The Reputation Institute, a reputation measurement and management services firm, recently published its first-ever study of chief executive reputation, the Global CEO RepTrak. On the study’s findings, the Institute’s chief research officer, Stephen Hahn-Griffiths, observes, “CEOs who take a stand, who align with important public policy issues—especially related to measures about citizenship and governance—rank disproportionately higher.” Google CEO and humanitarian/activist, Sundar Pichai, tops the list, with an impressive resume of social good.
It’s quite possible that Pichai’s trustworthy reputation as a man of integrity was what protected Google’s good name when it came under fire after a former employee criticized the company’s diversity initiatives. While the negative attention was initially bad optics for the tech giant, Pichai wasted no time firing back at the employee’s accusations, quickly defending the company and boldly remaining at the the helm throughout the entire controversy.
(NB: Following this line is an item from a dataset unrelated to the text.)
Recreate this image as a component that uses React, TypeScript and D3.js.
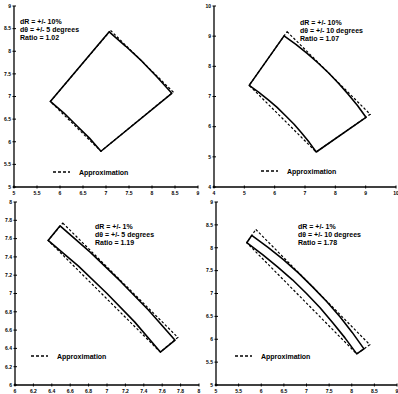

While the notion of reality apathy may seem a ways off, it means that for now, people still care. They’re still looking for brands to believe in, and brands they can believe. It’s why we can’t wait until reality apathy begins setting in. Because by then, we’ll be fighting an uphill battle of brand reputation. Instead, do what you can now to build a foundation and tower of trust that won’t topple easily if, one day, truth does come crashing down.